Capstone hits back at US Tax Court opinion in Reserve case
Capstone Associated Services, the operator of Reserve Mechanical's risk pool entity Pool Re Insurance, has issued a second statement on the US Tax Court case following the opinion issued by Judge Kathleen Kerrigan.
The tax court had ruled that Pool Re Insurance was not a "bona fide insurance company" because it did not provide risk distribution.
Capstone said the court "appears to have rejected established norms, introducing newly articulated concepts that formed the basis for what the court considers insurance for federal income tax purposes," Capstone said in its first commentary of the Reserve decision, dealing specifically with coverages and losses.
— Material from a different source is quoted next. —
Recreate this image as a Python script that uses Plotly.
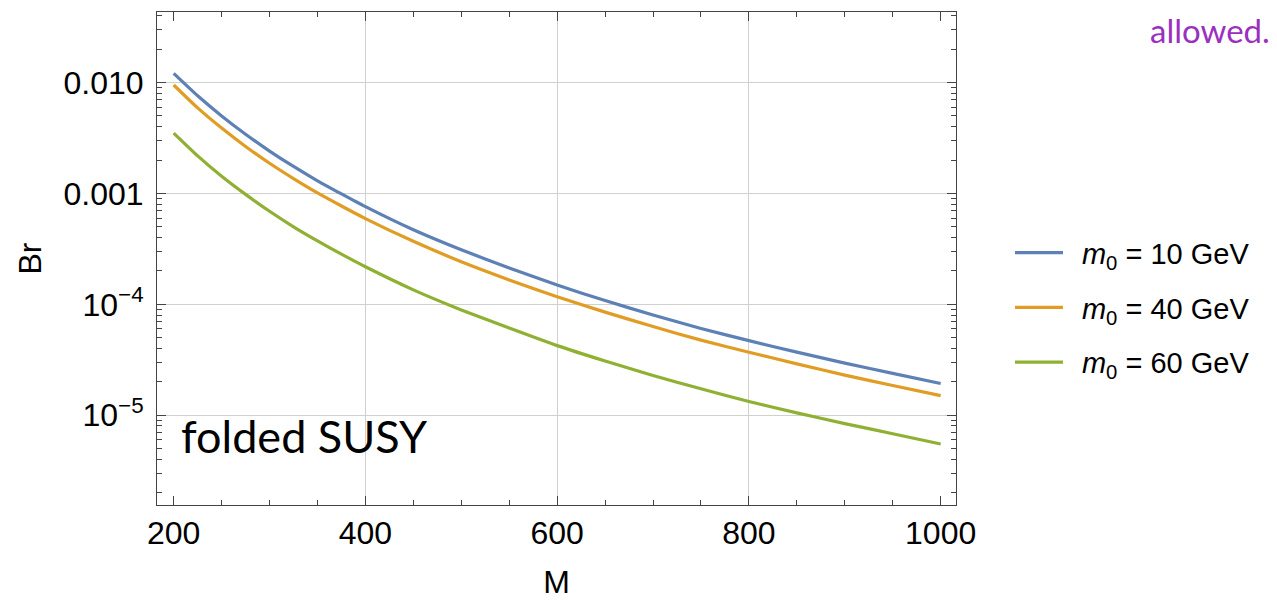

Capstone had criticised the court's view of actual losses being necessary for coverage, suggesting that the court appeared to conclude that if a business had not experienced an actual loss in an area of coverage, then no non-tax reason exists for the acquiring insurance.
"In the court’s view, a business apparently must have experienced an uninsured loss before it can later be covered by insurance," said Capstone.
"In the case of Reserve’s insureds, whose facilities were located within one of the country’s largest Superfund sites, the court appears to have viewed the absence of a prior pollution claim as negating the ability of the insureds to deduct prospective pollution coverage."
Capstone went on to say that because that was no proof that any of the policies covered losses previously experienced, the court concluded that no-non tax reason existed for the insurance.
"That an insured must have experienced losses before it can legitimately obtain coverage would appear to be fundamentally inconsistent with longstanding practices," Capstone argued. "The court’s analysis appears to suggest that unless a business has been flooded, flood coverage is not insurance for federal income tax purposes. The same goes for fire insurance. Does this extend as well to key man life insurance or theft coverage? The court’s apparent requirement for an insured to show prior losses has no basis in the business community or the insurance industry. What is being insured against is the fortuitous risk of future losses, not the fear of a reoccurrence."
Capstone also took issue with court's supposed characterisation of coverages as "excess insurance".
"The court appears to have concluded that the captive policies, which did not duplicate any commercial coverages, were not obtained for non-tax reasons because the insured had never exhausted the commercial policies in any year, despite the commercial policies covering distinct and separate risks from the policies issued by the captive," it explained.
Capstone also felt the court had erroneously concluded that the coverages stated as "excess" over any other scheduled policies were improperly designed because they were "excess".
"The court’s repeated focus on this “excess” issue – in rejecting Reserve’s policies as valid insurance – was misplaced given the fact that each and every one of the direct policies issued by Reserve covered insurance risks for which the insureds had no underlying coverage. Each of the direct policies issued by Reserve represented the primary (first layer) coverage and did not provide coverage that was “excess” over any other commercial or captive insurance. The court concluded that this “excess” language, even in the absence of a duplicative underlying commercial policy, was fatal to a finding of insurance for federal income tax purposes."
Capstone again took issue with the court rejecting the testimonies of seven of the expert and fact witnesses present.
"At least seven expert and fact witnesses testified that Reserve’s policies were insurance policies as commonly understood for insurance purposes, with the testimony of these witnesses being uncontested at trial with respect to at least 11 of the 14 policies," Capstone said.
Finally, Capstone disagreed with the court's supposed emphasis on 'cookie cutter' policies.
"The court viewed the policies as “cookie cutter” rather than, apparently, being individually manuscripted and negotiated one at a time," explained Capstone.
"Despite it being ubiquitous in the insurance industry for policy contracts to be based on forms, the court apparently viewed this as being yet another “fatal factor” in her analysis in rejecting the contracts as insurance."